I wouldn't put the IP in the cookie since it can be modified. I would have backend tracking for the IP based on a unique value in the cookie. It's more work but it can't be manipulated as easily.

I would also drop a flash cookie as well, since they can be read no matter what browser is used. That and few people delete them.

There are lists that can be used to check if they are using public proxies. TOR has a list that can be downloaded periodically and you can check against that. There is also IP2Proxy™ IP-Country Database [PX1] but I haven't used it, so I don't know how good it is.

EDIT: just thinking a bit more about it, the IP is going to cause you more problems then it's worth, but you already know that, hence your question :)
 
Are you trying to stop the guy coming back through a proxy?

Exactly, but I also don't want to kick off users that have dynamic IPs if possible.

I wouldn't put the IP in the cookie since it can be modified. I would have backend tracking for the IP based on a unique value in the cookie. It's more work but it can't be manipulated as easily.

I would also drop a flash cookie as well, since they can be read no matter what browser is used. That and few people delete them.

There are lists that can be used to check if they are using public proxies. TOR has a list that can be downloaded periodically and you can check against that. There is also IP2Proxy™ IP-Country Database [PX1] but I haven't used it, so I don't know how good it is.

EDIT: just thinking a bit more about it, the IP is going to cause you more problems then it's worth, but you already know that, hence your question :)

Yeah I agree a server side solution would be much better and more secure - but right now I'm trying to make something that is "kind of secure" with just client side code so I can throw it up on a CDN and not worry about volume.

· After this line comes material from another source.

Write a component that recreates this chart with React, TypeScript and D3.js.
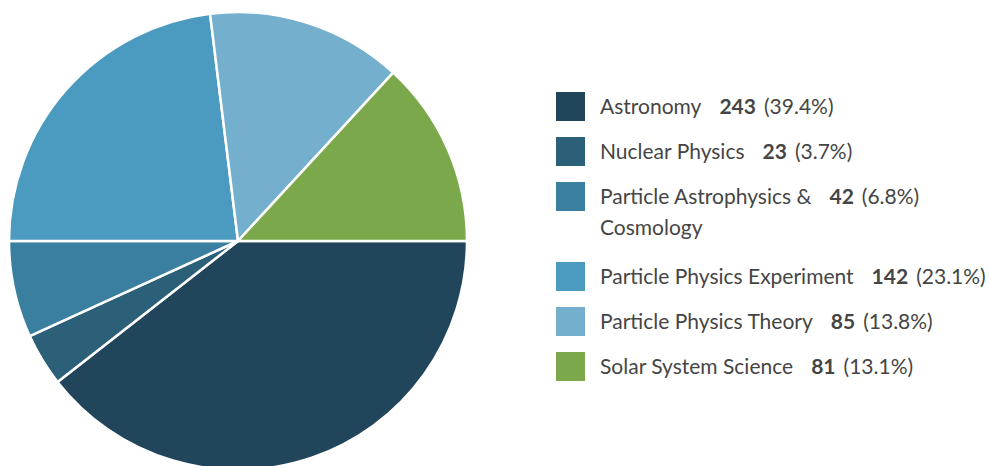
import * as d3 from 'd3';

const categories = [
  'Astronomy',
  'Nuclear Physics',
  'Particle Astrophysics & Cosmology',
  'Particle Physics Experiment',
  'Particle Physics Theory',
  'Solar System Science',
];
const values = [243, 23, 42, 142, 85, 81];
const colors = ['#21455a', '#2c5f78', '#3a7fa0', '#4b9bc1', '#74b0cd', '#7aa84a'];

const WIDTH = 989;
const HEIGHT = 466;
const CX = 238;
const CY = 241;
const R = 229;

function wrapName(name: string, maxChars = 30): string[] {
  const words = name.split(' ');
  const lines: string[] = [];
  let cur = '';
  for (const w of words) {
    const next = cur ? `${cur} ${w}` : w;
    if (next.length > maxChars && cur) {
      lines.push(cur);
      cur = w;
    } else {
      cur = next;
    }
  }
  if (cur) lines.push(cur);
  return lines;
}

export default function App() {
  const total = d3.sum(values);
  const rows = categories.map((c, i) => ({ name: c, value: values[i], color: colors[i] }));

  const pie = d3.pie<typeof rows[number]>()
    .sort(null)
    .value((d) => d.value)
    .startAngle(Math.PI / 2)
    .endAngle(Math.PI / 2 + 2 * Math.PI);
  const arc = d3.arc<d3.PieArcDatum<typeof rows[number]>>().innerRadius(0).outerRadius(R);
  const arcs = pie(rows);

  // legend layout
  const legendX = 556;
  const textX = 600;
  let y = 92;
  const legendItems = rows.map((r) => {
    const lines = wrapName(r.name);
    const item = { ...r, lines, top: y };
    y += 45 + (lines.length - 1) * 35;
    return item;
  });

  return (
    <div style={{ position: 'absolute', left: 0, top: 0 }}>
      <svg width={WIDTH} height={HEIGHT} style={{ display: 'block', fontFamily: 'Lato, sans-serif' }}>
        <g transform={`translate(${CX},${CY})`}>
          {arcs.map((a, i) => (
            <path key={i} d={arc(a) ?? ''} fill={a.data.color} stroke="#fff" strokeWidth={2.5} strokeLinejoin="round" />
          ))}
        </g>
        <g>
          {legendItems.map((it, i) => {
            const pct = ((it.value / total) * 100).toFixed(1);
            const baseY = it.top + 22;
            return (
              <g key={i}>
                <rect x={legendX} y={it.top} width={29} height={29} fill={it.color} />
                {it.lines.map((line, j) => (
                  <text key={j} x={textX} y={baseY + j * 31} fontSize={21} fill="#454545">
                    {line}
                    {j === 0 && (
                      <>
                        <tspan dx={18} fontWeight="bold">{it.value}</tspan>
                        <tspan dx={8}>({pct}%)</tspan>
                      </>
                    )}
                  </text>
                ))}
              </g>
            );
          })}
        </g>
      </svg>
    </div>
  );
}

Exactly with the amount of dynamic IPs out there this could prove to falsely ID lots of people as using proxies when they aren't - so I was just wondering if there was any other possible way. I've been looking into HTTP_ACCEPT Headers and User Agents - but I'm not even entirely sure what those are at this point in my research lol.
 
The best way to do this is a combination as suggested.

Sprinkle some salt in the cookie ( not literally ) and use the salt as a unique ID which must match your internal salt ID. Then log every single IP they visit from and check each one.

Have a dynamic web service or a updated proxy IP list in your db and check the IP against that. You are not going to cut it down completely, for example people with VPN are very hard to catch and you don't want to ban hammer someone because they decided to take their laptop to McDicks for a coffee.